Following A Money Trail

High net worth divorcing spouses, kleptocrats, bankruptcy debtors, judgment debtors, etc., can easily conceal their beneficially owned assets by utilizing Nominee Incorporation Services (“NIS”). Pages 63-64 of “The 2007 National Money Laundering Strategy” essentially explained that individuals may use NIS in schemes to hide assets through money laundering. Individuals sometimes hire a NIS to open secret bank accounts & form non-transparent shell companies. Page 64 of The 2007 National Money Laundering Strategy said “[t]he FBI believes that U.S. shell companies and bank accounts arranged by certain NIS firms are being used to launder as much as $36 billion a year from the former Soviet Union. It is not clear whether these NIS firms are complicit in the money laundering abuse.

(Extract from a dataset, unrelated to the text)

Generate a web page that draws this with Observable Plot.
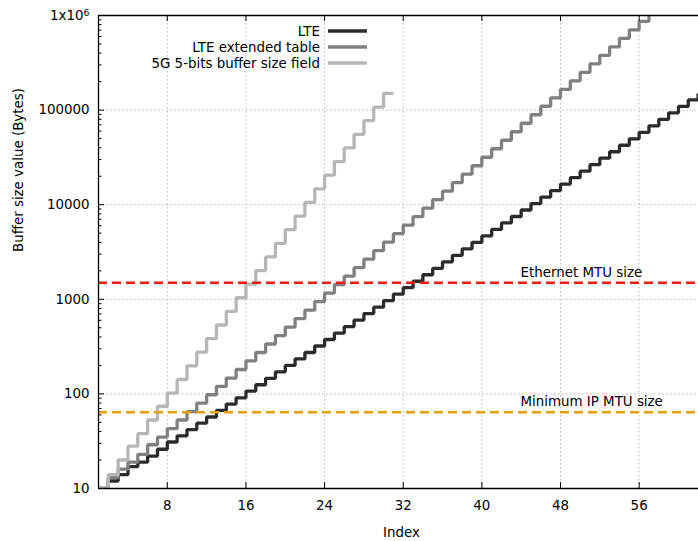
<!DOCTYPE html>
<html><head><meta charset="utf-8">
<script src="https://cdn.jsdelivr.net/npm/d3@7"></script>
<script src="https://cdn.jsdelivr.net/npm/@observablehq/plot@0.6"></script>
<style>body{margin:0;background:#fff} svg{display:block}</style>
</head><body><div id="chart"></div>
<script>
// Buffer size upper bounds (bytes) per index, starting at index 1
const lteValues = [10,12,14,17,19,22,26,31,36,42,49,57,67,78,91,107,125,146,171,200,234,274,321,376,440,515,603,706,826,967,1132,1326,1552,1817,2127,2490,2915,3413,3995,4677,5476,6411,7505,8787,10287,12043,14099,16507,19325,22624,26487,31009,36304,42502,49759,58255,68201,79846,93479,109439,128125,150000];
const lteExtValues = [10,13,16,19,23,29,35,43,53,65,80,98,120,147,181,223,274,337,414,509,625,769,945,1162,1429,1757,2161,2657,3267,4017,4940,6074,7469,9185,11294,13888,17077,20999,25822,31752,39045,48012,59039,72598,89272,109774,134986,165989,204111,250990,308634,379519,466683,573866,705666,867737,1067031];
const nr5bitValues = [10,14,20,28,38,53,74,102,142,198,276,384,535,745,1038,1446,2014,2806,3909,5446,7587,10570,14726,20516,28581,39818,55474,77284,107669,150000,150000];
const seriesNames = ["LTE","LTE extended table","5G 5-bits buffer size field"];
const seriesColors = ["#2b2b2b","#808080","#b6b6b6"];
const refNames = ["Ethernet MTU size","Minimum IP MTU size"];
const refValues = [1500, 64];
const refColors = ["#e51e10","#e69f00"];
const xTicks = [8,16,24,32,40,48,56];
const yTicks = [10,100,1000,10000,100000,1000000];
const yTickLabels = ["10","100","1000","10000","100000","1x10^6"];
const xTitle = "Index";
const yTitle = "Buffer size value (Bytes)";

const W = 698, H = 541, mL = 98, mT = 15, mB = 53, mR = 0;
const innerW = W - mL - mR, innerH = H - mT - mB;
const font = "'DejaVu Sans', sans-serif";
const fs = 13.4;
const minorTicks = [];
for (let e = 1; e < 6; e++) for (let m = 2; m < 10; m++) minorTicks.push(m * 10 ** e);
const yLabelMap = new Map(yTicks.map((t, i) => [t, yTickLabels[i]]));

const seriesData = [lteValues, lteExtValues, nr5bitValues].map(vals => vals.map((v, i) => ({index: i + 1, value: v})));

const gridStyle = {stroke: "#b8b8b8", strokeOpacity: 1, strokeWidth: 1, strokeDasharray: "1.5,2.5"};

const plot = Plot.plot({
  width: W, height: H,
  marginLeft: mL, marginTop: mT, marginBottom: mB, marginRight: mR,
  style: {fontFamily: font, fontSize: fs + "px", color: "#000", background: "#fff", overflow: "visible"},
  x: {domain: [1, 62.04]},
  y: {type: "log", domain: [10, 1e6]},
  marks: [
    Plot.gridX(xTicks, gridStyle),
    Plot.gridY(yTicks, gridStyle),
    ...seriesData.map((d, s) => Plot.line(d, {
      x: "index", y: "value", curve: "step-after",
      stroke: seriesColors[s], strokeWidth: 3.3, strokeLinejoin: "miter", strokeLinecap: "butt", clip: true
    })),
    ...refValues.map((v, i) => Plot.ruleY([v], {stroke: refColors[i], strokeWidth: 2.5, strokeDasharray: "9,5"})),
    Plot.text(refValues.map((v, i) => ({v, n: refNames[i]})), {
      y: "v", text: "n", frameAnchor: "right", dx: -178, dy: -6,
      textAnchor: "start", lineAnchor: "bottom", fontSize: fs, fill: "#000"
    }),
    // axes lines
    Plot.ruleY([10], {stroke: "#000", strokeWidth: 1.3}),
    Plot.ruleY([1e6], {stroke: "#000", strokeWidth: 1.3}),
    Plot.ruleX([1], {stroke: "#000", strokeWidth: 1.3}),
    // ticks (inward)
    Plot.ruleX(xTicks, {insetTop: innerH - 6, stroke: "#000"}),
    Plot.ruleX(xTicks, {insetBottom: innerH - 6, stroke: "#000"}),
    Plot.ruleY(yTicks, {insetRight: innerW - 6, stroke: "#000"}),
    Plot.ruleY(minorTicks, {insetRight: innerW - 3.5, stroke: "#000"}),
    Plot.axisX(xTicks, {anchor: "bottom", tickSize: 0, tickPadding: 12, fontSize: fs, label: null, fill: "#000"}),
    Plot.axisY(yTicks, {anchor: "left", tickSize: 0, tickPadding: 9, fontSize: fs, label: null, fill: "#000",
      tickFormat: d => yLabelMap.get(d)}),
    Plot.text([xTitle], {text: d => d, frameAnchor: "bottom", dy: 48, dx: 3, lineAnchor: "bottom", fontSize: fs, fill: "#000"}),
    Plot.text([yTitle], {text: d => d, frameAnchor: "left", dx: -80, rotate: -90, lineAnchor: "middle", fontSize: fs, fill: "#000"})
  ]
});

const svg = d3.select(plot);
// superscript for 1x10^6
svg.selectAll("text").filter(function () { return this.textContent === "1x10^6"; })
  .each(function () {
    const t = d3.select(this);
    t.text("1x10");
    t.append("tspan").attr("dy", "-0.45em").attr("font-size", "70%").text("6");
  });

// legend (gnuplot-style key)
const key = svg.append("g").attr("font-family", font).attr("font-size", fs);
seriesNames.forEach((name, i) => {
  const cy = 31 + i * 16;
  key.append("text").attr("x", 320).attr("y", cy).attr("dy", "0.36em")
    .attr("text-anchor", "end").attr("fill", "#000").text(name);
  key.append("line").attr("x1", 328).attr("x2", 367).attr("y1", cy).attr("y2", cy)
    .attr("stroke", seriesColors[i]).attr("stroke-width", 3.3);
});

document.getElementById("chart").appendChild(plot);
</script>
</body></html>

An apparent NIS is Capital Asset, Inc. One of its webpages recommends forming companies in Nevada, Wyoming or Delaware. It presumably makes this recommendation because Nevada, Wyoming & Delaware have little or no reporting requirements concerning a company’s shareholders, managers, etc. Someone who wants to hide assets can form a non-transparent shell company in these states & use the shell company to open a bank account at a financial institution in an offshore tax haven. During a bank or asset search, this bank account may be especially difficult to detect because it is titled in the name of the non-transparent shell company.

Another Capital Asset, Inc. wepage asserts:

We use encrypted software, mobile memory sticks, and we back up any information in countries outside the U.S.  There are no paper statements, no debit cards, and all of the accounts are in the names of an IBC [International Business Corporation], just exactly the way Microsoft does it. We imitate in every detail what multinational companies do when they open an offshore account.  Most of our clients use a nominee- they are not officers, directors, or shareholders of the IBC. However, as signatory or beneficial owner of an offshore account, you need to understand there are heavy tax reporting requirements.